Under the Pennsylvania Mechanic’s Lien Law (MLL), only a “contractor” or “subcontractor” is permitted to file a mechanic’s lien against an owner of property for payment of debts due by the owner to the contractor or by the contractor to any of its subcontractors for labor or materials furnished during a construction project. Generally, the term “subcontractor” is defined as a party in privity of contract, express or implied, with either a contractor or a first-tier subcontractor who furnishes labor, skill or superintendence for, among other things, the erection, construction, alteration or repair of an improvement of real property.

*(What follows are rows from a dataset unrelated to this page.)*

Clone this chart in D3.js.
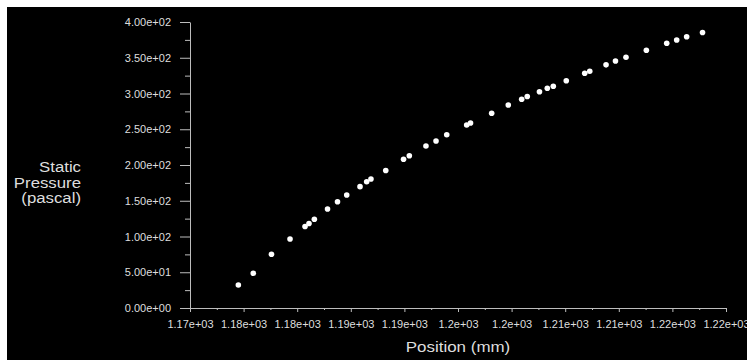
<!DOCTYPE html>
<html lang="en">
<head>
	<meta charset="utf-8">
	<title>Static Pressure vs Position</title>
	<script src="https://d3js.org/d3.v7.min.js"></script>
	<style type="text/css">
		body {
			margin: 0;
			background-color: #fff;
		}
		svg {
			display: block;
		}
		text {
			font-family: "Liberation Sans", Arial, sans-serif;
			fill: #dedede;
		}
	</style>
</head>
<body>
	<script type="text/javascript">

		//Data
		var positionMm = [1178.51, 1179.90, 1181.60, 1183.33, 1184.73, 1185.10, 1185.60, 1186.83,
			1187.76, 1188.62, 1189.86, 1190.48, 1190.88, 1192.26, 1193.92, 1194.46, 1196.01,
			1196.95, 1197.95, 1199.81, 1200.17, 1202.14, 1203.69, 1204.94, 1205.46, 1206.60,
			1207.33, 1207.89, 1209.10, 1210.82, 1211.29, 1212.81, 1213.69, 1214.67, 1216.57,
			1218.47, 1219.40, 1220.33, 1221.81];
		var pressurePa = [32.2, 48.5, 75.1, 96.5, 114.0, 118.2, 124.1, 138.5,
			148.7, 158.0, 169.7, 176.6, 180.4, 192.3, 208.0, 213.0, 226.6,
			233.6, 242.4, 255.9, 258.7, 272.3, 283.9, 291.9, 295.8, 302.5,
			307.3, 310.1, 317.9, 328.3, 331.2, 340.1, 345.5, 350.6, 360.4,
			370.2, 374.8, 379.4, 385.3];

		//Axis ticks
		var xTicks = [1174, 1179, 1184, 1189, 1194, 1199, 1204, 1209, 1214, 1219, 1224];
		var xTickLabels = ["1.17e+03", "1.18e+03", "1.18e+03", "1.19e+03", "1.19e+03", "1.2e+03",
			"1.2e+03", "1.21e+03", "1.21e+03", "1.22e+03", "1.22e+03"];
		var yTicks = [0, 50, 100, 150, 200, 250, 300, 350, 400];
		var yTickLabels = ["0.00e+00", "5.00e+01", "1.00e+02", "1.50e+02", "2.00e+02",
			"2.50e+02", "3.00e+02", "3.50e+02", "4.00e+02"];

		var w = 747;
		var h = 360;

		var svg = d3.select("body")
					.append("svg")
					.attr("width", w)
					.attr("height", h);

		//Black plot background with the thin white edge at top and left
		svg.append("rect")
		   .attr("x", 7)
		   .attr("y", 7)
		   .attr("width", w - 7)
		   .attr("height", h - 7)
		   .style("fill", "#000");

		var x = d3.scaleLinear().domain([1174, 1224]).range([190, 726]);
		var y = d3.scaleLinear().domain([0, 400]).range([308, 22]);

		var axisColor = "#bdbdbd";

		//Minor ticks
		var xMinor = xTicks.slice(0, -1).map(function(d) { return d + 2.5; });
		var yMinor = yTicks.slice(0, -1).map(function(d) { return d + 25; });

		svg.append("g")
		   .attr("transform", "translate(0,308)")
		   .call(d3.axisBottom(x).tickValues(xMinor).tickSize(2).tickSizeOuter(0).tickFormat(""))
		   .call(function(g) { g.select(".domain").remove(); });

		svg.append("g")
		   .attr("transform", "translate(190,0)")
		   .call(d3.axisLeft(y).tickValues(yMinor).tickSize(5).tickSizeOuter(0).tickFormat(""))
		   .call(function(g) { g.select(".domain").remove(); });

		//Major axes
		var xAxis = svg.append("g")
		   .attr("transform", "translate(0,308)")
		   .call(d3.axisBottom(x)
		   		.tickValues(xTicks)
		   		.tickSize(4)
		   		.tickSizeOuter(0)
		   		.tickPadding(8)
		   		.tickFormat(function(d, i) { return xTickLabels[i]; }));

		var yAxis = svg.append("g")
		   .attr("transform", "translate(190,0)")
		   .call(d3.axisLeft(y)
		   		.tickValues(yTicks)
		   		.tickSize(10)
		   		.tickSizeOuter(0)
		   		.tickPadding(9)
		   		.tickFormat(function(d, i) { return yTickLabels[i]; }));

		svg.selectAll(".tick line, .domain").style("stroke", axisColor);
		svg.selectAll(".tick text")
		   .style("font-family", "'Liberation Sans', Arial, sans-serif")
		   .style("font-size", "11px")
		   .style("fill", "#dedede");

		//Points
		svg.selectAll("circle")
		   .data(positionMm)
		   .enter()
		   .append("circle")
		   .attr("cx", function(d) { return x(d); })
		   .attr("cy", function(d, i) { return y(pressurePa[i]); })
		   .attr("r", 2.8)
		   .style("fill", "#fff");

		//Axis titles
		svg.append("text")
		   .attr("transform", "translate(458,352) scale(1.13,1)")
		   .attr("text-anchor", "middle")
		   .style("font-size", "15px")
		   .text("Position (mm)");

		var yTitle = ["Static", "Pressure", "(pascal)"];
		svg.selectAll(".ytitle")
		   .data(yTitle)
		   .enter()
		   .append("text")
		   .attr("class", "ytitle")
		   .attr("transform", function(d, i) { return "translate(81," + (172 + i * 15.5) + ") scale(1.12,1)"; })
		   .attr("text-anchor", "end")
		   .style("font-size", "15px")
		   .text(function(d) { return d; });

	</script>
</body>
</html>
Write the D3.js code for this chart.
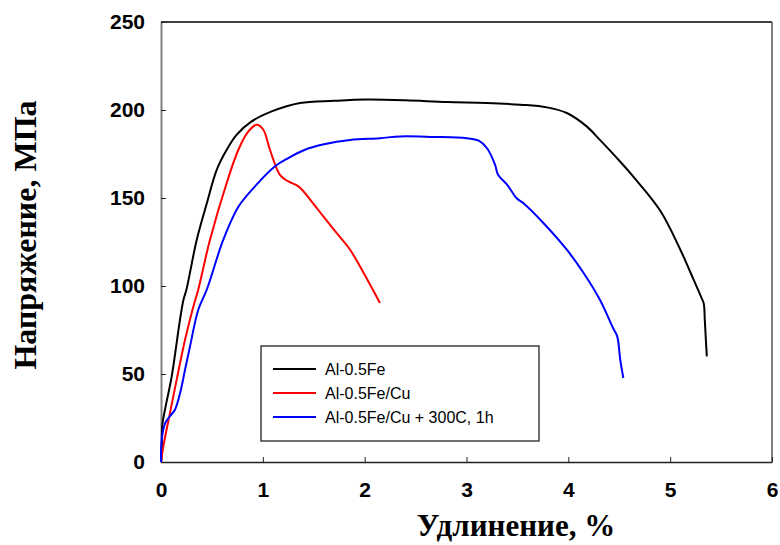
<!DOCTYPE html>
<html>
<head>
<meta charset="utf-8">
<script src="https://cdn.jsdelivr.net/npm/d3@7"></script>
<style>
  body { margin: 0; background: #fff; }
  svg { display: block; }
</style>
</head>
<body>
<div id="chart"></div>
<script>
// tensile curves: strain (%) vs stress (MPa)
const seriesNames = ["Al-0.5Fe", "Al-0.5Fe/Cu", "Al-0.5Fe/Cu + 300C, 1h"];
const seriesColors = ["#000000", "#ff0000", "#0000ff"];

const blackStrain = [0, 0.007, 0.013, 0.04, 0.105, 0.187, 0.22, 0.25, 0.35, 0.45, 0.547, 0.645, 0.744, 0.89, 1.087, 1.365, 1.7, 2.02, 2.4, 2.81, 3.2, 3.53, 3.79, 3.985, 4.18, 4.31, 4.48, 4.64, 4.9, 5.1, 5.23, 5.31, 5.33, 5.34, 5.35, 5.36];
const blackStress = [0, 5, 21, 30, 48.6, 81, 92, 98, 126, 147, 166, 177.4, 186, 193.5, 199.2, 204, 205.2, 205.9, 205.5, 204.5, 204, 203, 201.5, 198.3, 190.7, 183, 172.5, 162, 143, 120.6, 103.6, 93, 90, 80.8, 70, 60];

const redStrain = [0, 0.023, 0.088, 0.154, 0.236, 0.318, 0.366, 0.48, 0.645, 0.76, 0.858, 0.94, 1.005, 1.07, 1.17, 1.25, 1.35, 1.48, 1.594, 1.726, 1.857, 1.99, 2.07, 2.15];
const redStress = [0, 8.9, 27.8, 46.8, 69.5, 88.4, 98, 126, 158.5, 177.4, 187.8, 191.6, 188.8, 177.4, 163, 159.4, 156.6, 148, 139.5, 130, 120.6, 107.4, 99, 90.3];

const blueStrain = [0, 0.007, 0.04, 0.088, 0.137, 0.187, 0.236, 0.285, 0.366, 0.45, 0.61, 0.76, 0.923, 1.12, 1.25, 1.414, 1.6, 1.857, 2.15, 2.35, 2.675, 3.0, 3.12, 3.2, 3.28, 3.31, 3.4, 3.49, 3.56, 3.755, 3.985, 4.15, 4.31, 4.44, 4.48, 4.51, 4.54];
const blueStress = [0, 12.7, 22, 26, 29.7, 39, 52.4, 65.7, 86.5, 98, 126, 145, 156.6, 168, 172.7, 177.4, 180.5, 183, 184, 185, 184.7, 184, 182.6, 178.4, 169, 163.2, 157.5, 150, 147, 135.8, 120.6, 107.4, 92.2, 76, 71.4, 58, 47.7];

const xTicks = [0, 1, 2, 3, 4, 5, 6];
const yTicks = [0, 50, 100, 150, 200, 250];

const width = 780, height = 545;
const margin = { left: 161, right: 8, top: 22, bottom: 83 };

const svg = d3.select("#chart").append("svg")
    .attr("width", width)
    .attr("height", height);

const x = d3.scaleLinear().domain([0, 6]).range([margin.left, width - margin.right]);
const y = d3.scaleLinear().domain([0, 250]).range([height - margin.bottom, margin.top]);

// frame: top/bottom dark, left/right grey
svg.append("line")
    .attr("x1", x(0)).attr("x2", x(6)).attr("y1", y(250)).attr("y2", y(250))
    .attr("stroke", "#000").attr("stroke-width", 1.3);
svg.append("line")
    .attr("x1", x(6)).attr("x2", x(6)).attr("y1", y(250)).attr("y2", y(0))
    .attr("stroke", "#555").attr("stroke-width", 1.5);

let xAxis = svg.append("g")
    .attr("transform", "translate(0," + y(0) + ")")
    .call(d3.axisBottom(x).tickValues(xTicks).tickSizeInner(-5).tickSizeOuter(0).tickPadding(20).tickFormat(d3.format("d")));
xAxis.select(".domain").attr("stroke", "#222").attr("stroke-width", 1.6);
xAxis.selectAll(".tick line").attr("stroke", "#222");
xAxis.selectAll(".tick text")
    .style("font-family", "'Liberation Sans', Arial, sans-serif")
    .style("font-weight", "bold")
    .style("font-size", "21px")
    .attr("fill", "#000");

let yAxis = svg.append("g")
    .attr("transform", "translate(" + x(0) + ",0)")
    .call(d3.axisLeft(y).tickValues(yTicks).tickSizeInner(-5).tickSizeOuter(0).tickPadding(16));
yAxis.select(".domain").attr("stroke", "#808080").attr("stroke-width", 2);
yAxis.selectAll(".tick line").attr("stroke", "#222");
yAxis.selectAll(".tick text")
    .style("font-family", "'Liberation Sans', Arial, sans-serif")
    .style("font-weight", "bold")
    .style("font-size", "21px")
    .attr("fill", "#000");

// curves
const curves = [
    blackStrain.map((s, i) => [s, blackStress[i]]),
    redStrain.map((s, i) => [s, redStress[i]]),
    blueStrain.map((s, i) => [s, blueStress[i]])
];

let line = d3.line()
    .x(d => x(d[0]))
    .y(d => y(d[1]))
    .curve(d3.curveCatmullRom.alpha(0.5));

svg.append("g").selectAll("path")
    .data(curves)
    .join("path")
    .attr("d", line)
    .attr("fill", "none")
    .attr("stroke", (d, i) => seriesColors[i])
    .attr("stroke-width", 2)
    .attr("stroke-linejoin", "round");

// legend
let legend = svg.append("g").attr("transform", "translate(261,346)");
legend.append("rect")
    .attr("width", 278).attr("height", 95)
    .attr("fill", "#fff").attr("stroke", "#222").attr("stroke-width", 1.3);
seriesNames.forEach(function (name, i) {
    let ly = 23 + i * 24;
    legend.append("line")
        .attr("x1", 12).attr("x2", 55).attr("y1", ly).attr("y2", ly)
        .attr("stroke", seriesColors[i]).attr("stroke-width", 2);
    legend.append("text")
        .attr("x", 64).attr("y", ly).attr("dy", "0.35em")
        .style("font-family", "'Liberation Sans', Arial, sans-serif")
        .style("font-size", "16px")
        .text(name);
});

// axis titles
svg.append("text")
    .attr("x", 516).attr("y", 536)
    .attr("text-anchor", "middle")
    .style("font-family", "'Liberation Serif', 'Times New Roman', serif")
    .style("font-weight", "bold")
    .style("font-size", "31px")
    .text("Удлинение, %");

svg.append("text")
    .attr("transform", "translate(36,235) rotate(-90)")
    .attr("text-anchor", "middle")
    .style("font-family", "'Liberation Serif', 'Times New Roman', serif")
    .style("font-weight", "bold")
    .style("font-size", "32px")
    .text("Напряжение, МПа");
</script>
</body>
</html>
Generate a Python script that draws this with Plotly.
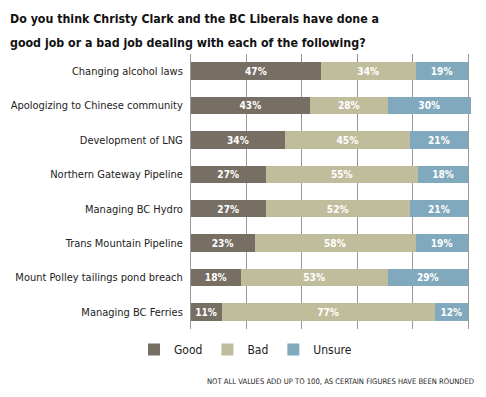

Traditionally, tradesmen such as electrical contractors, sheet metal contractors, mechanical contractors, plumbing contractors and material suppliers have been able to file a mechanic’s lien on an owner’s property when they have not received payment for labor furnished or materials supplied on a project. Now, in a case of first impression in Pennsylvania, an en banc panel of the Pennsylvania Superior Court held in Bricklayers of Western Pennsylvania Combined Funds v. Scott’s Development Co ., 212 WL 29299, 41 A.3d 16 (Pa. Super. 2012), that trustees of an employee union benefit fund fall within the definition of a “subcontractor” and can bring claims under the MLL for the payment of contributions due to it by a contractor under the terms of a collective bargaining agreement entered into many years prior to the performance of work on the premises.